Auto-tools/Projects/Pulse/PulseGuardian
Contents
Status
PulseGuardian is available at https://pulseguardian.mozilla.org.
Code can be found at https://github.com/mozilla-services/pulseguardian.
Team
- Owner: jwhitlock
- Contributors: akachkach, mccricardo, Sherry Shi
Problem
Pulse uses RabbitMQ as a pub/sub service which formerly allowed anyone to subscribe to any exchange via a common user account. Some client applications use durable queues in case they crash; however, sometimes these queues are created by accident, and sometimes apps crash without admins noticing. In these cases, the queues continue to grow without bound, which can eventually result in the RabbitMQ host running out of memory. Our previous solution was to have Nagios monitor the queues and send alerts when any queues exceed a certain number of unread or unacknowledged messages, at which point a RabbitMQ admin attempted to find the person responsible and/or delete the offending queue.
Goals & Considerations
First, a couple definitions:
- A PulseGuardian user is a human user, identified by an email address.
- A Pulse user or RabbitMQ user is a user account in Pulse's RabbitMQ cluster. It is identified by a unique user ID.
- The max_queue_length of any queue is the maximum permitted number of unread and/or unacknowledged messages in that queue. This value is defined as either a single, static value for all queues, or is determined dynamically by some algorithm, possibly including system state (e.g. when a queue is deleted may depend on how many messages are currently in other queues). Currently, only a single, static value is supported.
- The warn_queue_length is a number between 0 and max_queue_length for a given queue at which point a queue-length warning is issued. It may be a single, static value, or determined dynamically by some algorithm, as with max_queue_length.
The primary goal is management of
- Pulse users. A Pulse user is owned by one or more PulseGuardian users (currently, only one is supported). PulseGuardian users can own multiple Pulse users and create new Pulse users and delete any Pulse users they own.
- Queues. A queue should be associated with a Pulse user (the queue's creator). A user can see the length of and delete any queues associated with Pulse users it owns. If a queue's length ever exceeds warn_queue_length, that is, moves from a value less than warn_queue_length to a value equal to or exceeding it, PulseGuardian will email a warning, with details on the offending queue, to the PulseGuardian user that owns the Pulse user that is associated with the queue. Similarly, if a queue's length moves from a value greater than warn_queue_length to a value below it, PulseGuardian will email a notification. There may be some additional algorithm to prevent a large number of emails from being sent if a queue hovers around warn_queue_length or continually spikes above it.
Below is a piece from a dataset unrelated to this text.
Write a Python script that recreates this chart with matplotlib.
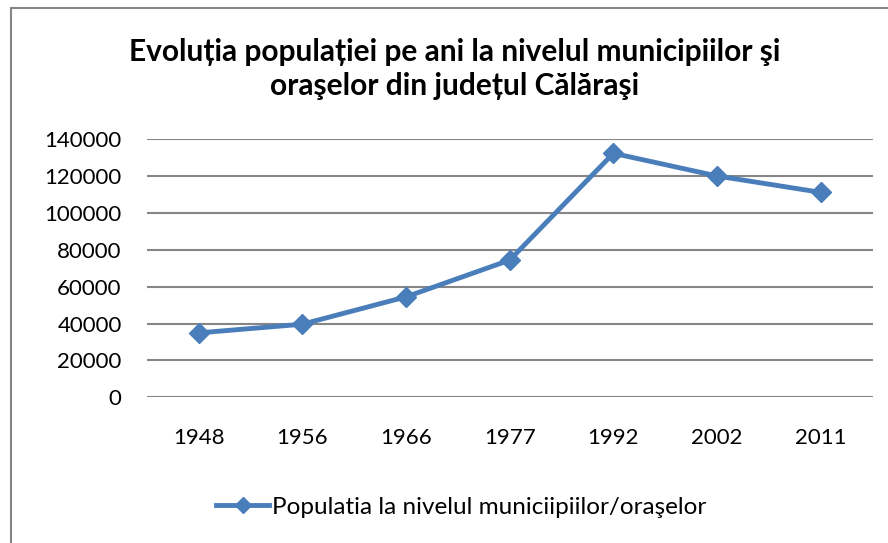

If the queue's length exceeds max_queue_length, the queue is deleted and an email is sent to the PulseGuardian user owning the Pulse user associated with the queue.
There are other RabbitMQ-management functions we can put into PulseGuardian as well, depending on their benefit to users, including extra notification email addresses and exchange management.
Design and Approach
Although the data currently in Pulse is not confidential, for accountability and to prevent possible abuse, PulseGuardian should be restricted to vouched Mozillians. Logging in should be performed via Persona, authenticating with mozillians.org, to obtain an email address. A new user is created if there is none associated with the given email address. After logging in, users can then create a RabbitMQ user account (see the Pulse security model for default permissions), which will be linked to the associated PulseGuardian user. A password will need to be entered, but it should not be saved in PulseGuardian. We may want to provide the ability to, or even require, a randomly generated password (a sort of API key).
The second part is a process that polls RabbitMQ, looking for queues that have grown above warn_queue_length. If the queue belongs to a Pulse user associated with a PulseGuardian user account (ideally all should, but it is not absolutely required), a warning email is sent containing the queue name and current queue length. If max_queue_length is reached, the queue is deleted, and another email is sent. If the Pulse user is not associated with a PulseGuardian user, that is, it was created directly in RabbitMQ, or if the queue is not associated with a Pulse user, the queue is deleted without a user notification when max_queue_length is reached (no action is performed at warn_queue_length).
Optionally, we can have admin email addresses that are also sent all notifications, including when there is no owner.
Notes
The Pulse user associated with a queue can be determined by the queue's name, since they follow a set format enforced by RabbitMQ user permissions. However given the coarse granularity of RabbitMQ permissions, technically a user can create a queue in the exchange namespace and vice versa. We could have PulseGuardian immediately delete these.
Implementation
PulseGuardian uses Flask for the user management app and SQLAlchemy + PostGreSQL to store user data.
Communication with RabbitMQ is done via the RabbitMQ management plugin's REST API.
The production app is deployed via Heroku.